Wer das Glück hat von Stiftungen, Literatur- oder Kunstpreisen zu profitieren, gehört einer kleinen Minderheit an und ich kann zu diesem Thema einen Artikel von Sybille Berg für S.P.O.N. empfehlen, der beschreibt welche Abhängigkeit dabei entsteht. Das verschärft das generelle Problem eher noch, da auch hier neue Literaten und neue Impulse wenige Chancen haben. Doch ich möchte mich dem Literaturbetrieb an anderer Stelle nochmal gesondert widmen, nach der Veröffentlichung meines Buches habe ich da auch Bild gewinnen können – viele der Punkte dieser Analyse lassen sich aber definitiv übertragen.  

Was braucht guter Journalismus also?

Bedingungen in denen er reifen kann! Wo gibt es in den Städten noch bezahlbaren Wohnraum / Ateliers / Büros für Künstler / Journalisten oder Start-Ups vorhanden, die nicht von heute auf morgen profitabel sein können, wenn sie es überhaupt werden? Vielerorts lässt man Büros lieber leer stehen, als sich über solche Nutzungskonzepte Gedanken zu machen.
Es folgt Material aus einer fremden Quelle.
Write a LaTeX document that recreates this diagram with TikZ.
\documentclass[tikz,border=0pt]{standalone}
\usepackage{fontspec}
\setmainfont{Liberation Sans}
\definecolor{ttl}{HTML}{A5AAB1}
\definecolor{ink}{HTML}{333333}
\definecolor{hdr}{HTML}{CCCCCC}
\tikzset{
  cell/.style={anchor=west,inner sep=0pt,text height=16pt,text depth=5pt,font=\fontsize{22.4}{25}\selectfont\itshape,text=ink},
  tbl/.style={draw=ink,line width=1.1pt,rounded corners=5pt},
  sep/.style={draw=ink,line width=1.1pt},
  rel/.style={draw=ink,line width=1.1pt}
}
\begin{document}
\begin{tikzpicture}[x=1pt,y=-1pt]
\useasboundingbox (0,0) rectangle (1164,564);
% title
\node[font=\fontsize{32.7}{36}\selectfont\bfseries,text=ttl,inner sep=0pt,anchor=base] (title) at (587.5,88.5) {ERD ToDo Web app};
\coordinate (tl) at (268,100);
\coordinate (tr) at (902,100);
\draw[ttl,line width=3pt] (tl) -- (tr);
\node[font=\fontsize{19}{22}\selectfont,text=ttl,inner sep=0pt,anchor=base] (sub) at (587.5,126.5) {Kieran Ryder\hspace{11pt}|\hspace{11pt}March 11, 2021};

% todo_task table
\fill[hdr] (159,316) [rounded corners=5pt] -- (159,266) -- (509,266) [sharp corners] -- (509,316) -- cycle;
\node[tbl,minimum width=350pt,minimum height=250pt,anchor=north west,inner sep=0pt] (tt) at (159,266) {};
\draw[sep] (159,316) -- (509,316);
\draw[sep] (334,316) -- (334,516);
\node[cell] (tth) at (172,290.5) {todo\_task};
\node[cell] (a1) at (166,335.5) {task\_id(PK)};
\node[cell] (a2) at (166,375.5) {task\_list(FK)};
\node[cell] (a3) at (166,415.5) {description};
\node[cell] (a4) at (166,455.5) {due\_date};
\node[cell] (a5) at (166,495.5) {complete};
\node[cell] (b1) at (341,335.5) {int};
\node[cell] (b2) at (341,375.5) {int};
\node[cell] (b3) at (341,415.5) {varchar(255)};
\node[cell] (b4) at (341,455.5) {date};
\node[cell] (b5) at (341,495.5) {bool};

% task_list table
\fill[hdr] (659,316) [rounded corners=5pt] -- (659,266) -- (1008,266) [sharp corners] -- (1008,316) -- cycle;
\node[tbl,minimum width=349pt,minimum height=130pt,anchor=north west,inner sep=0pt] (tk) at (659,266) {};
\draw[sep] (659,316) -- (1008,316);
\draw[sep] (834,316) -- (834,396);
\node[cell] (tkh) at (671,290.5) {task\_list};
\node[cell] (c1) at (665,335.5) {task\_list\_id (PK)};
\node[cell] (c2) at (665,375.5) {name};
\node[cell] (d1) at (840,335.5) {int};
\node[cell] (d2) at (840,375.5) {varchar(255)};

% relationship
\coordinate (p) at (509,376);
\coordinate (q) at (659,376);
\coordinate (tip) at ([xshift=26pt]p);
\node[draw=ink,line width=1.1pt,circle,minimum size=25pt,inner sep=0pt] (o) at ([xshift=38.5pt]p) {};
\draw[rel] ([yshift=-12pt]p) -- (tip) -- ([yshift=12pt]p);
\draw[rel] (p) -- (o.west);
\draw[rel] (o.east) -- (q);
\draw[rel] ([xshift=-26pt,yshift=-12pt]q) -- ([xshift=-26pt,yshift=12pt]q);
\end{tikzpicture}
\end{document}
Zuletzt las ich auf eine ähnliche Einlassung bissige Kritik, was sich die Medienschaffenden einbilden würden – das Problem treffe andere doch viel härter. Diese Schieflage unterschreibe ich sofort: nur, was hilft dieses ewige gegenseitige Ausspielen? Hat nicht gerade guter und unabhängiger Journalismus genau die Aufgabe solche Probleme ins Blickfeld zu rücken? Ähnlich begeistert bin ich von dem ewigen Argument, man solle schön froh sein, wie gut es uns doch hier gehe im Gegensatz zur dritten Welt. Was zum Teufel soll das? Wann begreifen wir, dass die Probleme in unserer Welt miteinander verknüpft sind – heute mehr als jemals zuvor. Das Aufzuzeigen, muss Journalismus leisten können – um Möglichkeiten zur Veränderung hier wie dort abzubilden – und die Menschen von ihrer scheinbaren Hilflosigkeit zu befreien.
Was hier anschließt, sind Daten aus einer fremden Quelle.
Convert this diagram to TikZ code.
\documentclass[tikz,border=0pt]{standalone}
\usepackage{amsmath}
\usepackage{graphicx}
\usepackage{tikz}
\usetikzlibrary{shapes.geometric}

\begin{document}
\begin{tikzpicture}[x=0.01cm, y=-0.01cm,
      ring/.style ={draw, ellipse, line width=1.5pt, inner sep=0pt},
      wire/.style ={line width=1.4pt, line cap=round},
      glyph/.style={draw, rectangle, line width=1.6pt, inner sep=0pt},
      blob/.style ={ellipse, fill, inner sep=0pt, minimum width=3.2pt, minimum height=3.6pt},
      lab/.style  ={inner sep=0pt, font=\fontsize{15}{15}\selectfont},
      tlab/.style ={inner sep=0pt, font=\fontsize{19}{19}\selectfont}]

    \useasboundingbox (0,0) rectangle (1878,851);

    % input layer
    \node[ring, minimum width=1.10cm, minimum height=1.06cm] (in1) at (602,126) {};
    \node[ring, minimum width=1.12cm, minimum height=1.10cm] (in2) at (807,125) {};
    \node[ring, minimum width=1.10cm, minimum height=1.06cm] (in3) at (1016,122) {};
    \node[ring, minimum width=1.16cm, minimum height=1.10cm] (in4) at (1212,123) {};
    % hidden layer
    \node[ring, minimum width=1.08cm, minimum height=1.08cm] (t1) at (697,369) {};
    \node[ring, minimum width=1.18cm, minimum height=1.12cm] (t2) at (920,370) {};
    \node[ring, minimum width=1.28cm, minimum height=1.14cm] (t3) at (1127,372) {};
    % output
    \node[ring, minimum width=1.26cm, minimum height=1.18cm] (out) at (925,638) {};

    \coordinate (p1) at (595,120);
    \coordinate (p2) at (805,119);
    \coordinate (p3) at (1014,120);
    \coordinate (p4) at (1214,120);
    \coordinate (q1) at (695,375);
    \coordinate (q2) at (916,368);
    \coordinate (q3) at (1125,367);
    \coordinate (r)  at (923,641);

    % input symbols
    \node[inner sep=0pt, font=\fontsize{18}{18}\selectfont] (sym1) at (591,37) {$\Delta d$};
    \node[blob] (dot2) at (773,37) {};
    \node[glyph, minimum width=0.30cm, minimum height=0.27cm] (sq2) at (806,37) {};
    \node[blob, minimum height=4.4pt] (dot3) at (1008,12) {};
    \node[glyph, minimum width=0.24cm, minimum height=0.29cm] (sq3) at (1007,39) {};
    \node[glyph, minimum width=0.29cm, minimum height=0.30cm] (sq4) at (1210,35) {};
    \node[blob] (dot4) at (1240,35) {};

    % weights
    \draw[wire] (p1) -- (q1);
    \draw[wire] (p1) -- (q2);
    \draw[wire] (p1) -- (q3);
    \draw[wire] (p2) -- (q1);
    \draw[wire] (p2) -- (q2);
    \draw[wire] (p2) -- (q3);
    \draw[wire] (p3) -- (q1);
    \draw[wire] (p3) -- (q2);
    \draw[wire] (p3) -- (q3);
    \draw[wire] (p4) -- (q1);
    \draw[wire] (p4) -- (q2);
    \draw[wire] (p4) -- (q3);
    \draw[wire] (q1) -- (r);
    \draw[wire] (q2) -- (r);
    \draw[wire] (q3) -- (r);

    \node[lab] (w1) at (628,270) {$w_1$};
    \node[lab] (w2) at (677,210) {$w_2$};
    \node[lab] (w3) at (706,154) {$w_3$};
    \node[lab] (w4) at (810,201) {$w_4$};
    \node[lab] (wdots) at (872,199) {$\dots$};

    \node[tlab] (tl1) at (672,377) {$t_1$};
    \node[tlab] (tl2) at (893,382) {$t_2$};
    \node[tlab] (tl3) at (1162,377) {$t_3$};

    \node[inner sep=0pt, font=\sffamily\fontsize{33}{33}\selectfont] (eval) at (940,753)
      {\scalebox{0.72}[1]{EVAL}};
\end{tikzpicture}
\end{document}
Wo ich gerade bei guten Argumenten bin: Ich habe schon leidenschaftliche Diskussionen geführt, in denen mir die Meinung begegnet ist, gute Inhalte würden sich immer durchsetzen. Ich halte das für einen Trugschluss, der mich an das Versprechen des amerikanischen Traums (die Menschen in vielen Kleinstädten der USA lachen schon lange nicht mehr) und dem verschissenen (Pardon!) Mantra des Neoliberalismus erinnert: Leistungsgerechtigkeit – wer nicht den Durchbruch schafft ist ein Minderleister. Leistungsgerechtigkeit ohne Chancengleichheit ist ein Witz!
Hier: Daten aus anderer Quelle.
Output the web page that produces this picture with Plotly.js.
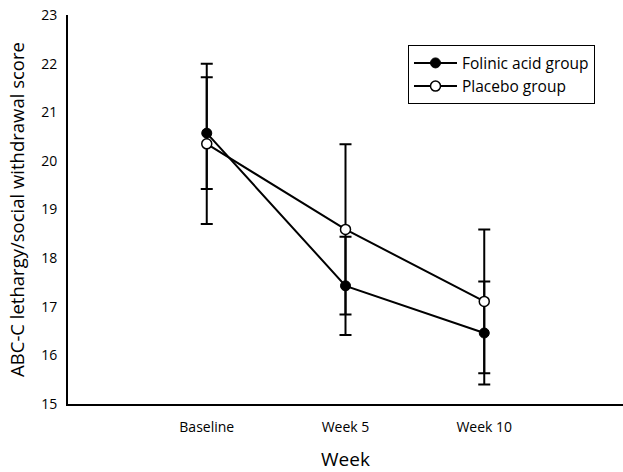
<!DOCTYPE html>
<html>
<head>
<meta charset="utf-8">
<script src="https://cdn.plot.ly/plotly-3.0.1.min.js"></script>
<style>html,body{margin:0;padding:0;background:#fff}#chart{width:623px;height:472px}</style>
</head>
<body>
<div id="chart"></div>
<script>
const categories = ["Baseline", "Week 5", "Week 10"];
const folinicMean = [20.57, 17.43, 16.46];
const folinicErr = [1.15, 1.01, 1.06];
const placeboMean = [20.35, 18.59, 17.11];
const placeboErr = [1.65, 1.75, 1.48];
const yTicks = [15, 16, 17, 18, 19, 20, 21, 22, 23];

const FONT = "Open Sans, Noto Sans, sans-serif";

const traces = [
  {
    name: "Folinic acid group",
    x: categories,
    y: folinicMean,
    type: "scatter",
    mode: "lines+markers",
    line: {color: "black", width: 2},
    marker: {symbol: "circle", size: 10, color: "black", line: {color: "black", width: 1}},
    error_y: {type: "data", array: folinicErr, visible: true, color: "black", thickness: 2, width: 6}
  },
  {
    name: "Placebo group",
    x: categories,
    y: placeboMean,
    type: "scatter",
    mode: "lines+markers",
    line: {color: "black", width: 2},
    marker: {symbol: "circle", size: 10, color: "white", line: {color: "black", width: 1.5}},
    error_y: {type: "data", array: placeboErr, visible: true, color: "black", thickness: 2, width: 6}
  }
];

const layout = {
  width: 623,
  height: 472,
  margin: {l: 68, r: 0, t: 15, b: 68, pad: 0},
  paper_bgcolor: "white",
  plot_bgcolor: "white",
  font: {family: FONT, color: "black", size: 14},
  showlegend: true,
  legend: {
    x: 0.6126, y: 0.922, xanchor: "left", yanchor: "top",
    bordercolor: "black", borderwidth: 1, bgcolor: "white",
    font: {family: FONT, size: 15.5, color: "black"},
    itemwidth: 43,
    tracegroupgap: 0
  },
  xaxis: {
    type: "category",
    range: [-1, 3],
    showline: true, linecolor: "black", linewidth: 2,
    showgrid: false, zeroline: false,
    ticks: "outside", ticklen: 9, tickcolor: "rgba(0,0,0,0)",
    tickfont: {family: FONT, size: 14, color: "black"},
    title: {text: "Week", font: {family: FONT, size: 19, color: "black"}, standoff: 18}
  },
  yaxis: {
    range: [15, 23],
    tickvals: yTicks,
    ticktext: yTicks.map(String),
    showline: true, linecolor: "black", linewidth: 2,
    showgrid: false, zeroline: false,
    ticks: "outside", ticklen: 6, tickcolor: "rgba(0,0,0,0)",
    tickfont: {family: FONT, size: 14, color: "black"},
    title: {text: "ABC-C lethargy/social withdrawal score", font: {family: FONT, size: 18.5, color: "black"}, standoff: 12}
  }
};

Plotly.newPlot("chart", traces, layout, {displayModeBar: false, staticPlot: true});
</script>
</body>
</html>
Anmerkung: bevor ich schon hier und jetzt in abgrundtiefen Zynismus abgleite: zum Neoliberalismus möchte ich demnächst noch eine Liebeserklärung schreiben, darüber welch wunderbare Wortschöpfungen und -abwandlungen er uns schenkt, die uns helfen unsere Werte zu „optimieren“; was heute nicht alles sozial und konservativ ist! Erfreulich dass mein Uralt Word-Starter das Wort „Minderleister“ nicht kennt. Das bringe ich ihm auch nicht bei…

Wie soll ein Journalist das Risiko einer mutigen Reportage in einer Krisenregion auf sich nehmen können, wenn bereits das für ihn persönlich ein unkalkulierbares Risiko darstellt, angesichts der Frage wie er über die Runden kommen kann, selbst dann, wenn er seine Reportage unbeschadet übersteht und ein guter Artikel dabei entsteht?

Wie sollen tiefgründe Reportagen überleben, die von monatelanger Recherche mit offenem Ende leben? Und wenn sie entstehen, wer wird sich das Reportagen-Heft unter den heutigen Bedingungen leisten können?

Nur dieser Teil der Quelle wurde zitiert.